The dark playwright was a connoisseur of sleeping pills, so everyone was surprised when he died choking on the cap of a bottle of eye drops and not all the drugs and booze in his system at the time. It was so outlandish that some of his friends speculated it was a cover-up, but the medical examiner later theorized that he was trying to take pills from the bottle cap somehow, so it wasn’t a very good one.
Sam Cooke Was Killed in a Mostly Naked Rage
According to the official story, the soul singer was with a girl in a motel room when she panicked and accidentally grabbed his clothes as well as her own before fleeing, leaving him with nothing but a blazer and one shoe. Dressed in his only remaining clothing, he approached the motel manager, demanding to know where the girl was and physically threatening her until she shot him. This doesn’t add up to Cooke’s loved ones, and theories range from a setup to a body dump, but whatever the case, he was found in a truly sorry state.
Gram Parsons’s Botched Cremation
The singer’s manager claims he wanted to be cremated and his ashes scattered at Joshua Tree but his family instead planned a traditional burial in Louisiana, so he kidnapped his former client from the airport, drove him to Joshua Tree, and lit his body on fire. He only succeeded in alarming nearby police.

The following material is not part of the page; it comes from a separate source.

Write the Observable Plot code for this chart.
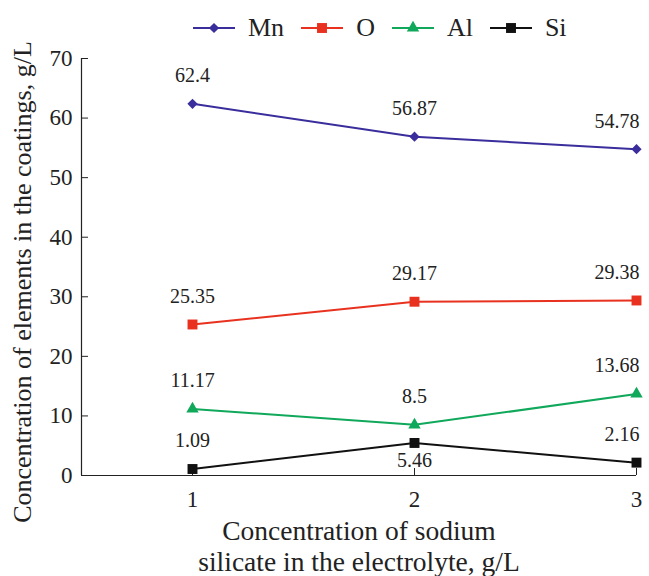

Tupac’s Fitting Last Words
The controversial rapper, wherever he is, is almost certainly proud of using his last breath to curse a cop. In 2014, a retired Las Vegas police sergeant revealed he was the one to pull Tupac out of the BMW and, perhaps unaware of the Notorious B.I.G. diss track, asked “Who shot you?” Tupac took a deep breath, said “Fuck you,” and lost consciousness.

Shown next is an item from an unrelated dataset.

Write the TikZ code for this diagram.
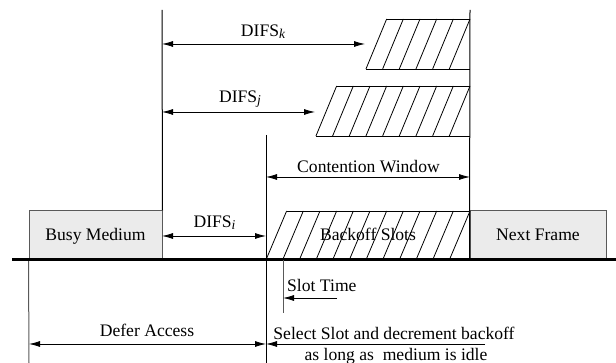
\documentclass[tikz,border=0pt]{standalone}
\usepackage{fontspec}
\setmainfont{Liberation Serif}
\usetikzlibrary{arrows.meta}
\newcommand{\stn}[1]{\raisebox{-1.5pt}{\fontsize{13.5}{14}\selectfont\itshape #1}}
\tikzset{%
  % Specifications for style of nodes:
    base/.style = {font=\fontsize{17.6}{22}\selectfont, inner sep=0pt},
    frame/.style = {base, rectangle, draw=gray!70!black, fill=gray!16,
                    line width=1pt, text height=13pt, text depth=3pt},
    label/.style = {base, anchor=base},
    wall/.style = {draw=black, line width=1pt},
    hatch/.style = {draw=black, line width=0.8pt},
    span/.style = {<->, line width=0.8pt},
    ray/.style = {->, line width=0.8pt}%
}

\begin{document}
\begin{tikzpicture}[x=1pt,y=-1pt,>={Latex[length=11pt,width=6pt]}]
\useasboundingbox (0,0) rectangle (616,363);
\def\yl{260}   % medium line
\def\dx{16.67} % slot width
\def\sl{20.7}  % slant of the hatch
\def\xr{449.3} % last slot line

% frames on the medium
\node[frame, minimum width=133pt, minimum height=49pt] (busy) at (95.5,235.5) {Busy Medium};
\node[frame, minimum width=136pt, minimum height=49pt] (next) at (538,235.5) {Next Frame};

\coordinate (Ta) at (162,10);
\coordinate (Tc) at (470,10);
\coordinate (Sb) at (266,135);
\coordinate (Eb) at (266,363);
\coordinate (Ea) at (29,363);

\draw[wall] (busy.north east) -- (Ta);
\draw[wall] (next.south west) -- (Tc);
\draw[wall] (Sb) -- (Eb);
\draw[draw=gray!70!black, line width=1pt] (busy.south west) -- (Ea);

% backoff slots
\foreach \m in {0,...,11}
  \draw[hatch] ({\xr-\dx*\m},\yl) -- ({\xr-\dx*\m+\sl},211);
\draw[hatch] (286.7,211) -- (470,211);
\node[label] (bo) at (368,241) {Backoff Slots};

% slots of station k
\foreach \m in {0,...,5}
  \draw[hatch] ({\xr-\dx*\m},69) -- ({\xr-\dx*\m+\sl},19);
\draw[hatch] (386.7,19) -- (470,19);
\draw[hatch] (366,69) -- (470,69);

% slots of station j
\foreach \m in {0,...,8}
  \draw[hatch] ({\xr-\dx*\m},136) -- ({\xr-\dx*\m+\sl},86);
\draw[hatch] (336.7,86) -- (470,86);
\draw[hatch] (316,136) -- (470,136);

\draw[line width=3pt] (12,\yl) -- (616,\yl);

% interframe spaces
\coordinate (K0) at (162,44);
\coordinate (K1) at (365,44);
\draw[span] (K0) -- (K1);
\node[label] (lk) at (263,37) {DIFS\stn{k}};

\coordinate (J0) at (162,112);
\coordinate (J1) at (315,112);
\draw[span] (J0) -- (J1);
\node[label] (lj) at (240,103) {DIFS\stn{j}};

\coordinate (I0) at (162,236);
\coordinate (I1) at (266,236);
\draw[span] (I0) -- (I1);
\node[label] (li) at (214.5,228) {DIFS\stn{i}};

\coordinate (C0) at (266,177);
\coordinate (C1) at (470,177);
\draw[span] (C0) -- (C1);
\node[label] (lc) at (368.5,173) {Contention Window};

% slot time
\coordinate (St) at (283,\yl);
\coordinate (Sd) at (283,313);
\coordinate (S1) at (337,298);
\coordinate (S0) at (283,298);
\draw[draw=gray!70!black, line width=1pt] (St) -- (Sd);
\draw[ray] (S1) -- (S0);
\node[label, anchor=base west] (ls) at (287,292) {Slot Time};

% defer and select
\coordinate (D0) at (29,344);
\coordinate (D1) at (266,344);
\coordinate (D2) at (485,344);
\draw[span] (D0) -- (D1);
\draw[ray] (D2) -- (D1);
\node[label] (ld) at (147,337) {Defer Access};
\node[label] (lsel) at (394,340) {Select Slot and decrement backoff};
\node[label] (lidle) at (396,360) {as long as\ \ medium is idle};

\end{tikzpicture}
\end{document}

Eva Peron’s Body Went Missing For 20 Years
After the Broadway icon’s death from cervical cancer, her body was displayed for the public, which might have been a mistake, because then there was a coup and she wasn’t seen for a good few decades. Then, one day, it showed up on the doorstep of her former husband and his new wife. A surprising number of rom-coms start that way.

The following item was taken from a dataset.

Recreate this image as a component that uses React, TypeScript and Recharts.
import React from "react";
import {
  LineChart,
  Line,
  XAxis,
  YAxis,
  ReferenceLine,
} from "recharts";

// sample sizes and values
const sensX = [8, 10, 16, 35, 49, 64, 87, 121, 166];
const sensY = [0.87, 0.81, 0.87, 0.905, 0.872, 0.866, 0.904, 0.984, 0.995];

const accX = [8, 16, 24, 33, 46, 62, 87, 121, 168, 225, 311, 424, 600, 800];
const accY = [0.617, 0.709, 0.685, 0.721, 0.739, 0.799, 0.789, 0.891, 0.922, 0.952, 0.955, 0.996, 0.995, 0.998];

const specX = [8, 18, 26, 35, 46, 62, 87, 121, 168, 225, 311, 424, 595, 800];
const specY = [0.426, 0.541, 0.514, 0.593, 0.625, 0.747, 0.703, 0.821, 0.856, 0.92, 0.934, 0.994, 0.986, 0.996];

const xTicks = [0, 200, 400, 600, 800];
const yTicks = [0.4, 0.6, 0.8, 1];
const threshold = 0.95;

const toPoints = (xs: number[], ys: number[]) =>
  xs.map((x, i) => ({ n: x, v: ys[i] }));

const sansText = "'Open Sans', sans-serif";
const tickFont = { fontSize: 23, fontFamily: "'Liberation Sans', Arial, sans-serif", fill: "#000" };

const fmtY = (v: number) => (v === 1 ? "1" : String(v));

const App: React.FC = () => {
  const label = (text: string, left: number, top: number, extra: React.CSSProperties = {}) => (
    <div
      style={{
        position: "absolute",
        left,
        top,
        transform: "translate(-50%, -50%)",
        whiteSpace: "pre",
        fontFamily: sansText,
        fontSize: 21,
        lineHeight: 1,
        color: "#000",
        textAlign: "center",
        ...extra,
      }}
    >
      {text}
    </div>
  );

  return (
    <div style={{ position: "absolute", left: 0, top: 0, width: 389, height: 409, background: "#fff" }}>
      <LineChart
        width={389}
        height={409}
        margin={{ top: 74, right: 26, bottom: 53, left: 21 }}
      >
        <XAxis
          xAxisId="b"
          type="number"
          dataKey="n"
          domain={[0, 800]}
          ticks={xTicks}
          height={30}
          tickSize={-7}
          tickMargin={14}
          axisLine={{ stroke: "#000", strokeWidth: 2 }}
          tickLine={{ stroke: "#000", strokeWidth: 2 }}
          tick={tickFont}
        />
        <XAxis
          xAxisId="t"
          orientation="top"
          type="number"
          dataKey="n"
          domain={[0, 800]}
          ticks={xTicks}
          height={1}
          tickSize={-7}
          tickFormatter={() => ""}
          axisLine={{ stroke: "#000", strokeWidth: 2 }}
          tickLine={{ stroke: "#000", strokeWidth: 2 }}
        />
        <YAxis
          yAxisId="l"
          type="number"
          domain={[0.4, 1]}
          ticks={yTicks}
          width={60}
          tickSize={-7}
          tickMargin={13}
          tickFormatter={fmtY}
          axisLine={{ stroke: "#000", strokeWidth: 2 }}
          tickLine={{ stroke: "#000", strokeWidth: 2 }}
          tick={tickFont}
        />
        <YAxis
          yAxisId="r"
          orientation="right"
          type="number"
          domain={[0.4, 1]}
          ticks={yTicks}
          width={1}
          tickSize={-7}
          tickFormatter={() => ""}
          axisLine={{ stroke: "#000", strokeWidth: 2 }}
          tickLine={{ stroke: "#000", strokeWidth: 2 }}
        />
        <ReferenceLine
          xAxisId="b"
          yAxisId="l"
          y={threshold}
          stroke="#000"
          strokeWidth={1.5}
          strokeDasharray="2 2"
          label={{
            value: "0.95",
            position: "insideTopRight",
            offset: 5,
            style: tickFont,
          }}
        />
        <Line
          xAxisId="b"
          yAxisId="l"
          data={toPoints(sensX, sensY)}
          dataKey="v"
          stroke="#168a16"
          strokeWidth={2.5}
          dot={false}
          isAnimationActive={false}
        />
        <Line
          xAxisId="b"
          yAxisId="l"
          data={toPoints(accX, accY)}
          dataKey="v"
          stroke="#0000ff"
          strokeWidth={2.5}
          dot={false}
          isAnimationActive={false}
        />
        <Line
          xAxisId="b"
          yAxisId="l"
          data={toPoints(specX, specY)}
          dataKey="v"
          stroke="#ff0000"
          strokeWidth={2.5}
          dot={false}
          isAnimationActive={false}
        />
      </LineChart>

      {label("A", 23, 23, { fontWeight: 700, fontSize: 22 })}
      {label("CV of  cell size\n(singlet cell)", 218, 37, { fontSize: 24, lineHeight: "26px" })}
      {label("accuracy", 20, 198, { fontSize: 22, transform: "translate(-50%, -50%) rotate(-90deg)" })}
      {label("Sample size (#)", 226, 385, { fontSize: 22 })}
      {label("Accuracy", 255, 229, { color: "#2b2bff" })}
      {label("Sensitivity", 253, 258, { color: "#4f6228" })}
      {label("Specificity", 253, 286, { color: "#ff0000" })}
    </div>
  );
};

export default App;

A Thwarted Threesome (Kind Of) Killed Janis Joplin
To be clear, it’s almost impossible to murder someone with your sexual choices, but it’s true that the night before she died, Joplin had planned a threesome with her fiance and ex-girlfriend and they both bailed on her. She got bored and sad, bought some heroin, and overdosed (allegedly -- the ex thinks she got too high and hit her head).
Rasputin’s Penis
According to legend, the mad monk’s impressive unit was either cut off by his killers or stolen from the morgue by an old flame. Somehow, a group of Russian women living in Paris believed the sacred dong had made its way to them, and they worshiped whatever it was they had until his daughter supposedly showed up to reclaim it. Eventually -- the proprietors aren’t saying how -- it completed its trip around the continent and ended up back in Russia at the Museum of Russian Erotica, where “it” remains on display.
The LA Times Publicly Accused a Mortgage Broker of Biggie’s Murder
In 1999, the LA Times announced that police had identified a suspect in the murder of Christopher Wallace A.K.A. the Notorious B.I.G., going so far as to publish his name and photo. The only problem was that he wasn’t a suspect at all. Police later confirmed that they weren’t “pursuing that theory,” the man insisted police never even spoke to him, and the Times was forced to print a retraction full of quotes like "I'm not a murderer, I'm a mortgage broker" and "How can something so completely false end up on the front page of a major newspaper?" How, indeed.